Seven Touches (which are permitted during lockdown)

touch stone, touch strength
(boulder, building, pebble)

touch grass, touch gratitude
(hillside, garden, park)

touch blossom, touch blessing
(daffodill, primrose, gorse)

touch catkin, touch caress
(hazel, willow, birch)

touch tree trunk, touch time
(pine, rowan, oak)

touch water, touch witness
(burn, loch, kyle)

touch leaf, touch life
(hawthorn, sorrel, dock)

Lochinver, Assynt, Sutherland, Scotland
1st April 2020

spring

fluffy pussy willow catkins, one opening with yellow seeds, the other closed with tight rosy fur

        springfire
        greenrose
        gentledown

Cwm Garw, Glamorgan, South Wales
26th March 2019

opening

partially opened crocus with purple-veined white petals and egg-yellow insides

Secret shadows inside the opening crocus, beneath the bare tree branches, behind your face.

What can you see between the fine sepals of your eyelids, in the opening buds of your eyes?

tiny hand curled round my thumb

Priory Park, Crouch End, London, England
26th February 2019

daffodils

Perth is a snowdrop festival: between the roots of trees in gardens, in the cracked courtyard of a derelict hotel and all along the banks of the Tay they gather, keeping company with the congregations of patchily-plumed black-headed gulls, which swoop and flutter over the river and its offerings of soggy bread.

The snowdrops are shy, or coy, hanging their heads delicately, while the crocuses burst rudely through beside them, pungent purple buds bulging skywards like proud phalluses. I try to prise one open but they’re holding their petals tightly closed, keeping their egg-yolk yellow insides stiffly guarded for now.

One small bunch of daffodils has come out, however – strangely early as they haven’t begun to open anywhere else on the river banks, nor were any open in warmer South Wales when we left yesterday morning on St David’s Day. They stand about nonchalantly in their frilly jaune abandon. And wee kids are out too in bright yellow vests, giggling at the gulls while they’re being shepherded about, enjoying a fluorescent florescence of their own. It’s all happening here. The season curls its yellow lip and coils, waiting to spring.

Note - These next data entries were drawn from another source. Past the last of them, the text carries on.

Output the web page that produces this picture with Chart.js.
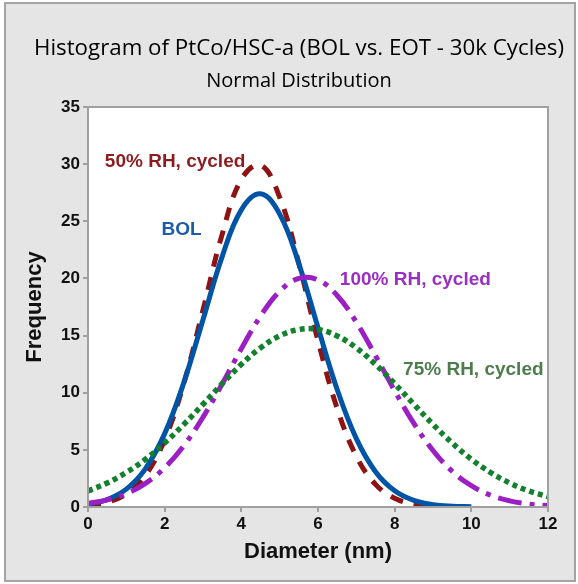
<!DOCTYPE html>
<html>
<head>
<meta charset="utf-8">
<script src="https://cdn.jsdelivr.net/npm/chart.js@4/dist/chart.umd.min.js"></script>
<style>
  html, body { margin: 0; padding: 0; background: #ffffff; }
  #wrap { width: 578px; height: 584px; position: relative; }
</style>
</head>
<body>
<div id="wrap"><canvas id="c" width="578" height="584"></canvas></div>
<script>
// ---- data ----
const diameter = [0, 0.5, 1, 1.5, 2, 2.5, 3, 3.5, 4, 4.5, 5, 5.5, 6, 6.5, 7, 7.5, 8, 8.5, 9, 9.5, 10, 10.5, 11, 11.5, 12];
const bol    = [0.24, 0.65, 1.56, 3.36, 6.42, 10.89, 16.39, 21.91, 26.0, 27.4, 25.63, 21.29, 15.70, 10.28, 5.98, 3.09, 1.42, 0.58, 0.21, 0.07, 0.02, null, null, null, null];
const rh50   = [0.13, 0.41, 1.14, 2.78, 5.89, 10.82, 17.24, 23.86, 28.67, 29.92, 27.10, 21.31, 14.55, 8.63, 4.44, 1.98, 0.77, 0.26, 0.08, null, null, null, null, null, null];
const rh100  = [0.31, 0.62, 1.17, 2.07, 3.44, 5.37, 7.86, 10.77, 13.85, 16.70, 18.87, 20.0, 19.87, 18.51, 16.17, 13.24, 10.17, 7.32, 4.94, 3.13, 1.86, 1.03, 0.54, 0.26, 0.12];
const rh75   = [1.40, 2.10, 3.02, 4.18, 5.60, 7.23, 8.99, 10.79, 12.48, 13.92, 14.97, 15.53, 15.53, 14.97, 13.92, 12.48, 10.79, 8.99, 7.23, 5.60, 4.18, 3.02, 2.10, 1.40, 0.91];
const seriesNames = ['BOL', '50% RH, cycled', '100% RH, cycled', '75% RH, cycled'];
const xTickValues = [0, 2, 4, 6, 8, 10, 12];
const yTickValues = [0, 5, 10, 15, 20, 25, 30, 35];
const titleText = 'Histogram of PtCo/HSC-a (BOL vs. EOT - 30k Cycles)';
const subtitleText = 'Normal Distribution';

// in-plot labels, anchored in data coordinates (left edge, vertical centre)
const curveLabels = [
  { text: '50% RH, cycled', x: 0.44, y: 30.2, color: '#8c1c1f' },
  { text: 'BOL', x: 1.92, y: 24.3, color: '#1a5ea8' },
  { text: '100% RH, cycled', x: 6.57, y: 19.9, color: '#9a2fc2' },
  { text: '75% RH, cycled', x: 8.22, y: 12.0, color: '#4d7d4d' }
];

function toPoints(values) {
  const pts = [];
  values.forEach((v, i) => { if (v !== null) pts.push({ x: diameter[i], y: v }); });
  return pts;
}

const tickFont = { family: '"Liberation Sans", Arial, sans-serif', size: 17, weight: 'bold' };
const axisTitleFont = { family: '"Liberation Sans", Arial, sans-serif', size: 22, weight: 'bold' };

const framePlugin = {
  id: 'frame',
  beforeDraw(chart) {
    const ctx = chart.ctx;
    const a = chart.chartArea;
    ctx.save();
    ctx.fillStyle = '#ffffff';
    ctx.fillRect(0, 0, chart.width, chart.height);
    ctx.fillStyle = '#e5e5e5';
    ctx.fillRect(5, 3, 570, 578);
    ctx.strokeStyle = '#a3a3a3';
    ctx.lineWidth = 2;
    ctx.strokeRect(5, 3, 570, 578);
    ctx.fillStyle = '#ffffff';
    ctx.fillRect(a.left, a.top, a.right - a.left, a.bottom - a.top);
    // titles
    ctx.fillStyle = '#000000';
    ctx.textAlign = 'center';
    ctx.textBaseline = 'middle';
    ctx.font = '22.3px "Open Sans", sans-serif';
    ctx.fillText(titleText, 299, 49);
    ctx.font = '500 20px "Open Sans", sans-serif';
    ctx.fillText(subtitleText, 299, 81);
    ctx.restore();
  },
  afterDatasetsDraw(chart) {
    const ctx = chart.ctx;
    const a = chart.chartArea;
    const xs = chart.scales.x, ys = chart.scales.y;
    ctx.save();
    ctx.font = 'bold 19px "Liberation Sans", Arial, sans-serif';
    ctx.textAlign = 'left';
    ctx.textBaseline = 'middle';
    curveLabels.forEach(l => {
      ctx.fillStyle = l.color;
      ctx.fillText(l.text, xs.getPixelForValue(l.x), ys.getPixelForValue(l.y));
    });
    ctx.strokeStyle = '#a0a0a0';
    ctx.lineWidth = 2;
    ctx.strokeRect(a.left, a.top, a.right - a.left, a.bottom - a.top);
    ctx.restore();
  }
};

const common = { pointRadius: 0, pointHoverRadius: 0, tension: 0.4, fill: false, borderCapStyle: 'butt', clip: 0 };

new Chart(document.getElementById('c'), {
  type: 'line',
  data: {
    datasets: [
      Object.assign({ label: seriesNames[3], data: toPoints(rh75), borderColor: '#12802c', borderWidth: 5.5, borderDash: [5, 4] }, common),
      Object.assign({ label: seriesNames[2], data: toPoints(rh100), borderColor: '#9b1fc2', borderWidth: 5, borderDash: [24, 8, 5, 8] }, common),
      Object.assign({ label: seriesNames[0], data: toPoints(bol), borderColor: '#0054a6', borderWidth: 5 }, common),
      Object.assign({ label: seriesNames[1], data: toPoints(rh50), borderColor: '#8e1414', borderWidth: 5, borderDash: [13, 11] }, common)
    ]
  },
  options: {
    responsive: false,
    animation: false,
    events: [],
    layout: { padding: { left: 0, right: 30, top: 107, bottom: 0 } },
    plugins: { legend: { display: false }, title: { display: false }, tooltip: { enabled: false } },
    scales: {
      x: {
        type: 'linear', min: 0, max: 12,
        afterBuildTicks(scale) { scale.ticks = xTickValues.map(v => ({ value: v })); },
        afterFit(scale) { scale.height = 77; },
        ticks: { font: tickFont, color: '#111111', padding: 2 },
        grid: { display: true, drawOnChartArea: false, drawTicks: true, tickLength: 5, color: '#a0a0a0', lineWidth: 2 },
        border: { display: false },
        title: { display: true, text: 'Diameter (nm)', font: axisTitleFont, color: '#111111', padding: { top: 0, bottom: 19 } }
      },
      y: {
        type: 'linear', min: 0, max: 35,
        afterBuildTicks(scale) { scale.ticks = yTickValues.map(v => ({ value: v })); },
        afterFit(scale) { scale.width = 88; },
        ticks: { font: tickFont, color: '#111111', padding: 3 },
        grid: { display: true, drawOnChartArea: false, drawTicks: true, tickLength: 5, color: '#a0a0a0', lineWidth: 2 },
        border: { display: false },
        title: { display: true, text: 'Frequency', font: axisTitleFont, color: '#111111', padding: { top: 22, bottom: 0 } }
      }
    }
  },
  plugins: [framePlugin]
});
</script>
</body>
</html>
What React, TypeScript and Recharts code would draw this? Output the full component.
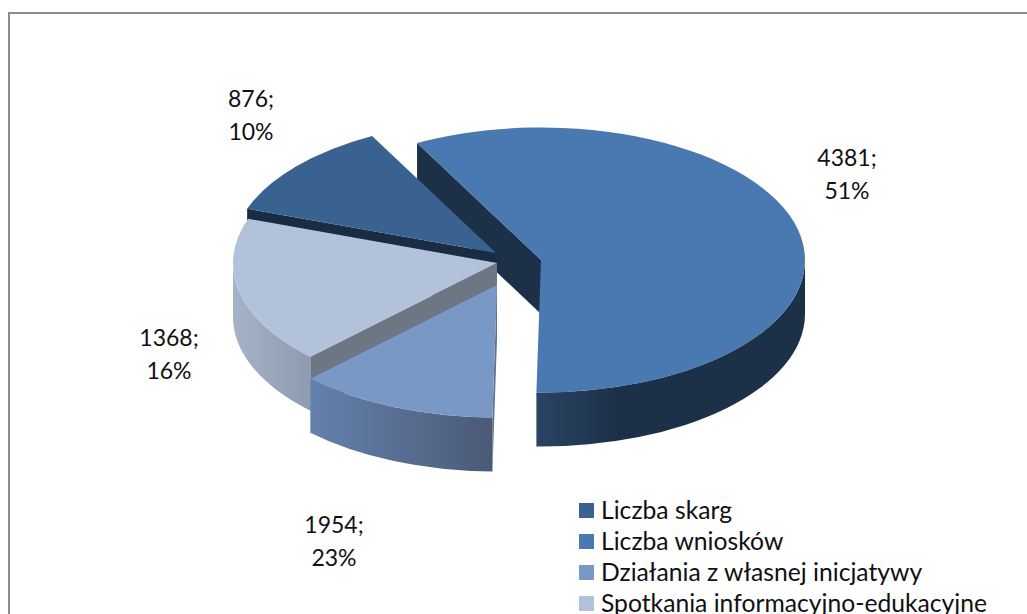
import React from "react";
import { PieChart, Pie, Legend } from "recharts";

// ---- data ----
const categories = ["Liczba skarg", "Liczba wniosków", "Działania z własnej inicjatywy", "Spotkania informacyjno-edukacyjne"];
const values = [876, 4381, 1954, 1368];
const percents = ["10%", "51%", "23%", "16%"];

const rows = categories.map((name, i) => ({ name, value: values[i], percent: percents[i] }));

// ---- styling ----
const WIDTH = 1027;
const HEIGHT = 614;
const CX = 497;
const CY = 263;
const RX = 264;
const TILT = 132.5 / 264;
const DEPTH = 54;
const FONT = "Lato, 'Open Sans', sans-serif";

const topColors = ["#3A6290", "#4A78B0", "#7A98C6", "#B3C2DB"];
const faceColors = ["#1A2C44", "#1C3148", "#5E7391", "#6D7683"];
const wallStops = [
  ["#1A2C44", "#1A2C44"],
  ["#2A4464", "#1C3148"],
  ["#6581AD", "#4A5A76"],
  ["#A6B2C7", "#8E9BB0"],
];
const explode = [
  [-1, -10],
  [44, -3],
  [0, 22],
  [0, 0],
];
const labelAt = [
  [-246, -156],
  [350, -97],
  [-163, 270],
  [-328, 83],
];
// Screen sweep of the tilted pie: where each slice boundary lands on the ellipse
// (degrees clockwise from the top), as read from the picture's perspective.
const screenKnots = [-70.5, -28, 181, 225, 289.5];
const paintOrder = [1, 0, 3, 2];

const total = values.reduce((a, b) => a + b, 0);
const dataKnots = [0];
values.forEach((v, i) => dataKnots.push(dataKnots[i] + (v / total) * 360));

function project(rechartsAngle: number) {
  const d = 90 - rechartsAngle;
  for (let i = 0; i < values.length; i++) {
    if (d <= dataKnots[i + 1] + 1e-6) {
      const f = (d - dataKnots[i]) / (dataKnots[i + 1] - dataKnots[i]);
      return screenKnots[i] + f * (screenKnots[i + 1] - screenKnots[i]);
    }
  }
  return screenKnots[values.length];
}

const rad = (t: number) => (t * Math.PI) / 180;

function Slice(props: any) {
  const { index, cx, cy, outerRadius, startAngle, endAngle } = props;
  const t1 = project(startAngle);
  const t2 = project(endAngle);
  const ox = cx + explode[index][0];
  const oy = cy + explode[index][1];
  const rx = outerRadius;
  const ry = outerRadius * TILT;
  const px = (t: number) => ox + rx * Math.sin(rad(t));
  const py = (t: number) => oy - ry * Math.cos(rad(t));
  const top = `M${ox},${oy} L${px(t1)},${py(t1)} A${rx},${ry} 0 ${t2 - t1 > 180 ? 1 : 0} 1 ${px(t2)},${py(t2)} Z`;

  const a = Math.max(t1, 90);
  const b = Math.min(t2, 270);
  const showWall = b > a;
  const wall = showWall
    ? `M${px(a)},${py(a)} A${rx},${ry} 0 0 1 ${px(b)},${py(b)} L${px(b)},${py(b) + DEPTH} A${rx},${ry} 0 0 0 ${px(a)},${py(a) + DEPTH} Z`
    : "";
  const showFace = Math.sin(rad(t1)) < 0;
  const face = `M${ox},${oy} L${px(t1)},${py(t1)} L${px(t1)},${py(t1) + DEPTH} L${ox},${oy + DEPTH} Z`;
  const gid = `wall-${index}`;
  return (
    <g>
      <defs>
        <linearGradient id={gid} x1="0" y1="0" x2="1" y2="0">
          <stop offset="0" stopColor={wallStops[index][0]} />
          <stop offset={index === 1 ? "0.3" : "1"} stopColor={wallStops[index][1]} />
        </linearGradient>
      </defs>
      {showFace && <path d={face} fill={faceColors[index]} />}
      {showWall && <path d={wall} fill={`url(#${gid})`} />}
      <path d={top} fill={topColors[index]} />
    </g>
  );
}

function DataLabel(props: any) {
  const { index } = props;
  const x = CX + labelAt[index][0];
  const y = CY + labelAt[index][1];
  return (
    <text x={x} y={y} textAnchor="middle" fontFamily={FONT} fontSize={23} fill="#111">
      <tspan x={x} dy={0}>{`${values[index]};`}</tspan>
      <tspan x={x} dy={33}>{percents[index]}</tspan>
    </text>
  );
}

function LegendBox() {
  return (
    <div style={{ position: "relative", width: 440, height: 117, fontFamily: FONT, fontSize: 24.7, color: "#111" }}>
      {categories.map((c, i) => (
        <div key={c} style={{ position: "absolute", left: 0, top: i * 31, height: 31, whiteSpace: "nowrap" }}>
          <span style={{ position: "absolute", left: 0, top: 6, width: 15, height: 15, background: topColors[i] }} />
          <span style={{ position: "absolute", left: 22, top: -3, lineHeight: "31px" }}>{c}</span>
        </div>
      ))}
    </div>
  );
}

export default function App() {
  return (
    <div style={{ position: "absolute", left: 0, top: 0, width: WIDTH, height: HEIGHT, overflow: "hidden", background: "#fff" }}>
      <div style={{ position: "absolute", left: 8, top: 12, width: WIDTH, height: HEIGHT, borderLeft: "2px solid #8C8C8C", borderTop: "2px solid #8C8C8C" }} />
      <div style={{ position: "absolute", left: 0, top: 0 }}>
        <PieChart width={WIDTH} height={HEIGHT} margin={{ top: 0, right: 0, bottom: 0, left: 0 }}>
          {paintOrder.map((slice, n) => (
            <Pie
              key={slice}
              data={rows}
              dataKey="value"
              nameKey="name"
              cx={CX}
              cy={CY}
              innerRadius={0}
              outerRadius={RX}
              startAngle={90}
              endAngle={-270}
              paddingAngle={0}
              stroke="none"
              isAnimationActive={false}
              labelLine={false}
              label={n === paintOrder.length - 1 ? DataLabel : false}
              shape={(p: any) => (p.index === slice ? <Slice {...p} /> : <g />)}
            />
          ))}
          <Legend
            content={() => <LegendBox />}
            wrapperStyle={{ position: "absolute", left: 579, top: 497, width: 440, height: 117 }}
          />
        </PieChart>
      </div>
    </div>
  );
}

small clutch of daffodils with yellow-vested children in distance behind

Perth, Scotland
2nd March 2015

motion

snail on window

The season is on the move. Brambles sneak out their long thorny feelers, green fern heads unwind and the catkins on the alder give way to fresh folds of leaves, thrusting through like small fingers, grasping at the air. In the pulsing world too, things are on the go. Tortoiseshell butterflies drift on gentle gusts around the garden; jackdaws congregate in ragged black crowds to ride up and down the air currents above the rooftops; the white doves from the next village batter up and down the valley more energetically than ever; and high up on the hilltop moors, a red kite slowly circles.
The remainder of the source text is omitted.